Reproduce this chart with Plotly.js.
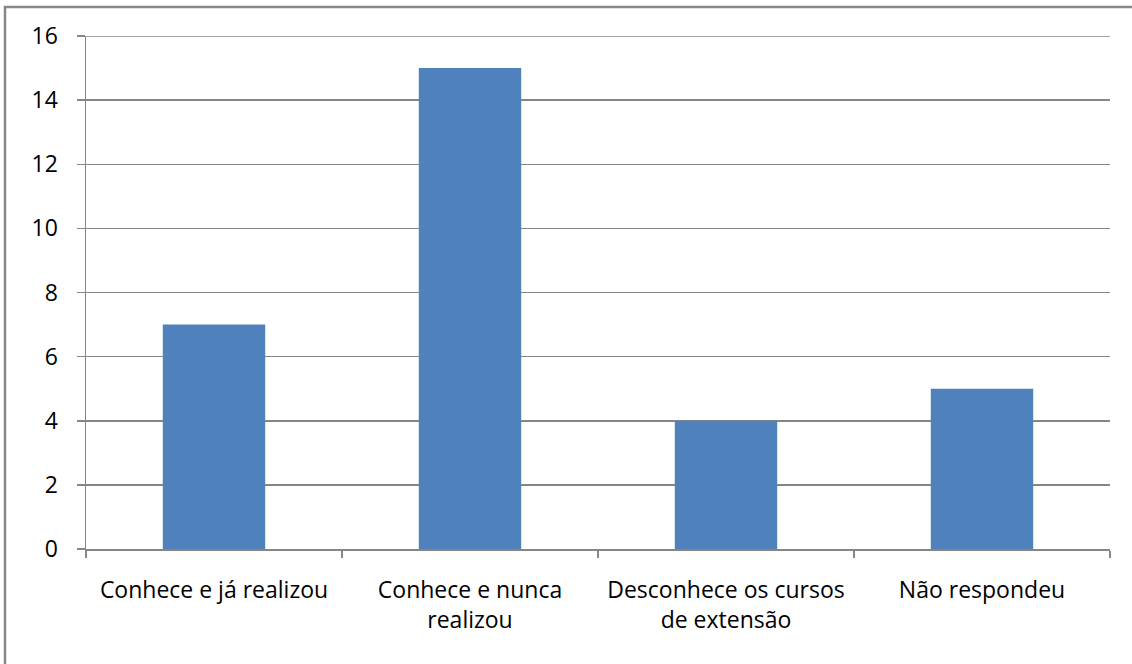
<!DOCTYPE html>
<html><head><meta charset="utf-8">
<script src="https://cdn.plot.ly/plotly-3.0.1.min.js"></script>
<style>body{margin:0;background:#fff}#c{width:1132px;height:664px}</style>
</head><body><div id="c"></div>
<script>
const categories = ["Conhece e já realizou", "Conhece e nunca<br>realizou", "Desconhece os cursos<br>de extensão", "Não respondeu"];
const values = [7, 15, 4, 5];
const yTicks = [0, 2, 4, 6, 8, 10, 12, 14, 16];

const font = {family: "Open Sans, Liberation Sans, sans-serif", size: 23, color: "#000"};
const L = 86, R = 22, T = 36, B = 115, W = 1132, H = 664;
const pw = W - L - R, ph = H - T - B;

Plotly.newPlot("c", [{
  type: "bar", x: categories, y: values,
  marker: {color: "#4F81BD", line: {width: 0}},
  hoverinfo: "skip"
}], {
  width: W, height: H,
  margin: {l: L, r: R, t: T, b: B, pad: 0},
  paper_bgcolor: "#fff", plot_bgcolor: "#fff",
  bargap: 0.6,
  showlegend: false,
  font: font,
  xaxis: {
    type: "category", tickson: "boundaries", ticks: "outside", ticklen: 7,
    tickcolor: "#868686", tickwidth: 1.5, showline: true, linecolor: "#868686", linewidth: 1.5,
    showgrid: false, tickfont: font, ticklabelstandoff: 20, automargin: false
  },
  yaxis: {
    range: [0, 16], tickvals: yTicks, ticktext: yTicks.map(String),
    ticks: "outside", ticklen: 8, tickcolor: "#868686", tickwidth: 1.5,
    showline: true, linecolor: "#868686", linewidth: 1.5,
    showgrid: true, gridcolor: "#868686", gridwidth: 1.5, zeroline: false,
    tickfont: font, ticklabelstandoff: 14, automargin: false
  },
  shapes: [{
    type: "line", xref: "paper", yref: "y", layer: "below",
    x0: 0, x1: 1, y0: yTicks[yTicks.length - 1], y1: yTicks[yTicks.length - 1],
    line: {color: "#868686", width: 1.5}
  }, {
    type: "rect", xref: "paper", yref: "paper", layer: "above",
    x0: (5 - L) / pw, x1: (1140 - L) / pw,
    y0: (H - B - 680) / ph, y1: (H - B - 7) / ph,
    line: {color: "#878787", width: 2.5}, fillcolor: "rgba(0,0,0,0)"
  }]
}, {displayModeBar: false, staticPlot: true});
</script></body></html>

▸ STATED TASK
Emit the lines of the material exactly, from its first line to the line containing "const pw = W - L - R, ph = H - T - B;", inclusive; leave every picture out.

▸ PROBLEM SOLUTION
Reproduce this chart with Plotly.js.
<!DOCTYPE html>
<html><head><meta charset="utf-8">
<script src="https://cdn.plot.ly/plotly-3.0.1.min.js"></script>
<style>body{margin:0;background:#fff}#c{width:1132px;height:664px}</style>
</head><body><div id="c"></div>
<script>
const categories = ["Conhece e já realizou", "Conhece e nunca<br>realizou", "Desconhece os cursos<br>de extensão", "Não respondeu"];
const values = [7, 15, 4, 5];
const yTicks = [0, 2, 4, 6, 8, 10, 12, 14, 16];

const font = {family: "Open Sans, Liberation Sans, sans-serif", size: 23, color: "#000"};
const L = 86, R = 22, T = 36, B = 115, W = 1132, H = 664;
const pw = W - L - R, ph = H - T - B;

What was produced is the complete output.